You know that that is the officially-issued line and talking point because you can find it in literally every progressive or mainstream source that discusses the subject. Examples:
- Washington Post, October 3: "The Trump tax cuts would be the most insane giveaway to the rich ever." Yes, minor variations from the official talking points are allowed, such as the substitution of "insane giveaway to the rich" for "massive giveaway to the rich."
- Huffington Post, December 2: "Senate Passes Massive Tax Cuts For The Rich In Middle Of The Night."
- New York Times, November 27: "Senators Scramble to Advance Tax Bill That Increasingly Rewards Wealthy."
- The Hill, November 29: "The current Republican tax bill would mostly benefit billionaires and millionaires like Trump, as well as wealthy corporations, all on the backs of middle-class and working-class Americans."
But the question is, has anyone done any real analysis here? Or is this just a line that sounds good to stoke up some resentment among the ignorant and thus help the progressives gain and hold onto political power?

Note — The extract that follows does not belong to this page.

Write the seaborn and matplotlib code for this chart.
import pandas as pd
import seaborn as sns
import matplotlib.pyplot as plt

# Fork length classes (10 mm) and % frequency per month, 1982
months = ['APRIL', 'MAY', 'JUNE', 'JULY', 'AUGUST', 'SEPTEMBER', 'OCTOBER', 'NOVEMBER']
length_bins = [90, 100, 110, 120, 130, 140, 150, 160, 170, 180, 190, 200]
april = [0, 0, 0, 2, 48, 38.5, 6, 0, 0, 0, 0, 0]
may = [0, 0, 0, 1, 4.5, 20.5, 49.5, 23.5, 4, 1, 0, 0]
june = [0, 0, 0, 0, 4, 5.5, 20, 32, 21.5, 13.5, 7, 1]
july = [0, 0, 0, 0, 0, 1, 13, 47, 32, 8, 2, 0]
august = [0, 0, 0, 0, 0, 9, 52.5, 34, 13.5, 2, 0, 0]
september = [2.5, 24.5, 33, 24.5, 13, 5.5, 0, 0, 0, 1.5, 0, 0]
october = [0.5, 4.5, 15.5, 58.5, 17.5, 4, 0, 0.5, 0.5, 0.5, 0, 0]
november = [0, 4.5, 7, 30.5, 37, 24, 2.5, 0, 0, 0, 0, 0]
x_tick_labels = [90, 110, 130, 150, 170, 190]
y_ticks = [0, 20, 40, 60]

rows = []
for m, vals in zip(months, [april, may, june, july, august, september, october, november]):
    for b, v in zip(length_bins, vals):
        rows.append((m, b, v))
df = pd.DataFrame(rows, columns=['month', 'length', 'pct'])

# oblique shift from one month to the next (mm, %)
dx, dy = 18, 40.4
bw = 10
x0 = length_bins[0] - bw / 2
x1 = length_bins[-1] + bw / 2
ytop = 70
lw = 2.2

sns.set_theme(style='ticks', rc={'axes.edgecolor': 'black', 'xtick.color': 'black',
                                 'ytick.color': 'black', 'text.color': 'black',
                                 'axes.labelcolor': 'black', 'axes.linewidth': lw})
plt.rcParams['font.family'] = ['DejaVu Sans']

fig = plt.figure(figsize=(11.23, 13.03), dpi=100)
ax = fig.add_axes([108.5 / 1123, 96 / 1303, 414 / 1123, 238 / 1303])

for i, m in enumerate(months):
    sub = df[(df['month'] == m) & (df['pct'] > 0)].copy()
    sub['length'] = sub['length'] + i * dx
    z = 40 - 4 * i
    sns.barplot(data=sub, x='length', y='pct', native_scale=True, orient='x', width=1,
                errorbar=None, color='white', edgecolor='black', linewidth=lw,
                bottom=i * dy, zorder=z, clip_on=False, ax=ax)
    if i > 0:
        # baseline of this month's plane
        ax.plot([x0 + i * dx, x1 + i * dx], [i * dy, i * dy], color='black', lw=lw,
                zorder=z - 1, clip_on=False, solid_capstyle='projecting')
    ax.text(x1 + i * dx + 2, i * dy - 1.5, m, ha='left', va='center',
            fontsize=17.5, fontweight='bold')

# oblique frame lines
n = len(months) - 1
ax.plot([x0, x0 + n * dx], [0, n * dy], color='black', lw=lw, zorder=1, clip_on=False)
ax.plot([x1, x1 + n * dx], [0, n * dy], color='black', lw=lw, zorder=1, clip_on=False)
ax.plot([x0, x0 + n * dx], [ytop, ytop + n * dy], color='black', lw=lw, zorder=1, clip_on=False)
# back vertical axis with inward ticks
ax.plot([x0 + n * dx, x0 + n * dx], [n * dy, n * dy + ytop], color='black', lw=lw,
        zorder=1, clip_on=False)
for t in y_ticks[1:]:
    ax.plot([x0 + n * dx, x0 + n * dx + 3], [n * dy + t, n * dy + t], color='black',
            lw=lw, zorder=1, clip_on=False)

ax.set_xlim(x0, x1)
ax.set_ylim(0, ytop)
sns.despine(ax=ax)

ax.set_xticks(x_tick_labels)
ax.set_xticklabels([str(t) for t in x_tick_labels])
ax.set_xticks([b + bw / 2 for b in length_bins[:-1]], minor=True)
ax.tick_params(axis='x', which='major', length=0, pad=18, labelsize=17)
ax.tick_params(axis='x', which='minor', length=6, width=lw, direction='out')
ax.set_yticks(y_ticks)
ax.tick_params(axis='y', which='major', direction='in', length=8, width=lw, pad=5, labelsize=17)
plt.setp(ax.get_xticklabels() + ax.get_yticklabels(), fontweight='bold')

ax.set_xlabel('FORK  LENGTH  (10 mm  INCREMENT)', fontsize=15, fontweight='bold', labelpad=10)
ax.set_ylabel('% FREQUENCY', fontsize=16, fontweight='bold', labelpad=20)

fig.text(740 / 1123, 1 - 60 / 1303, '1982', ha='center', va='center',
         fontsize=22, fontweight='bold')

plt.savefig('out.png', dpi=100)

It sure looks like the latter to me. Consider the world of high-earning professionals from which I come. These people are the archetypes of "the rich" in the usual caricature. Suppose you are such a professional in Manhattan in the seriously "rich" category, earning $2 million per year. You are currently paying around $700,000 per year in federal income tax. Under the Senate bill, your marginal tax rate will go down from 39.6% to 38.5%. Under the house bill, your marginal tax rate does not go down at all. The marginal rate change will thus save you either about $20,000 per year, or nothing, depending on which version prevails. You are currently paying in excess of $200,000 per year in New York State and City income tax. Loss of that deduction will cost you about $80,000 per year. If you own a house or apartment, it won't be a cheap one, and you likely pay around $50,000 or more in property tax. Loss of that deduction (above a $10,000 cap) will cost you around another $15,000 or more per year. Net, this is going to cost you $100,000 or more per year on your income tax bill. The value of your home could also suffer some serious negative impact from the loss of the interest and income and property tax deductions.
How again is this a "giveaway to the rich"?
I acknowledge that there are many other moving pieces in these tax bills, and there are certainly a good number of affluent people who will benefit, particularly in the category of business owners. But people who just earn high amounts of ordinary income -- which includes not just professionals, but also most corporate executives -- look to be almost entirely big losers. There could be a handful of such who live in no-income-tax states and rent their homes who could show a small gain.
So over at the New York Times, after parroting the official talking point for several weeks, they suddenly decided yesterday to take a look at how the House and Senate bills would affect the affluent people living in their own locality, and now they discover that it's the opposite of what they have been saying. The headline is "How New Yorkers Would Lose Under the Republican Tax Bill." By the way, it's not just any New Yorkers who would lose; it's predominantly the high income New Yorkers.
The article leads off with this picture of a row of townhouses on the Upper West Side of Manhattan:
Their caption is "Brownstones on the Upper West Side of Manhattan. New York’s homeowners could suffer disproportionately from changes in deductions for state and local taxes." Does it bring a tear to your eye? For those unfamiliar with our Manhattan real estate market, the houses pictured have market values in the range of $5 - 10 million (and in some cases even more), depending on condition and whether they are burdened with rent-regulated tenants. You really have to feel for their owners' "suffering."
So what is the real impact here?
The tax plan would probably cut taxes for most New Yorkers, at least in the short term. But it has several provisions that local leaders said could pose long-term problems for New York and other urban areas. Mayor Bill de Blasio, in an interview on Monday, estimated that 700,000 New Yorkers would pay more in taxes in the near term.
De Blasio doesn't say who those 700,000 are, but the obvious inference is that they are the higher-income part of the population, who are losing the deductions for state and local income and property taxes and mortgage interest. Could this be a backhanded acknowledgement that the lower and middle income mostly gain and the upper income mostly lose?
And wait! I thought that higher taxes on "the rich" were a good thing! Actually, we now find out that higher taxes on "the rich" are only a good thing if we get the money, and they are a terrible thing if you get the money:
“The human impact is huge,” Mr. de Blasio said, referring both to the higher taxes some residents would pay and to the services that could be cut as a result of the tax plan. He said his administration had tried for four years to make one of the world’s most expensive cities more affordable by providing public prekindergarten and paid sick leave. “And then along comes the federal government and makes the situation worse,” he said.
All I can say is, it's time for the people in the Central Newsroom beneath Times Square to work some overtime to come up with the new official party line and talking points.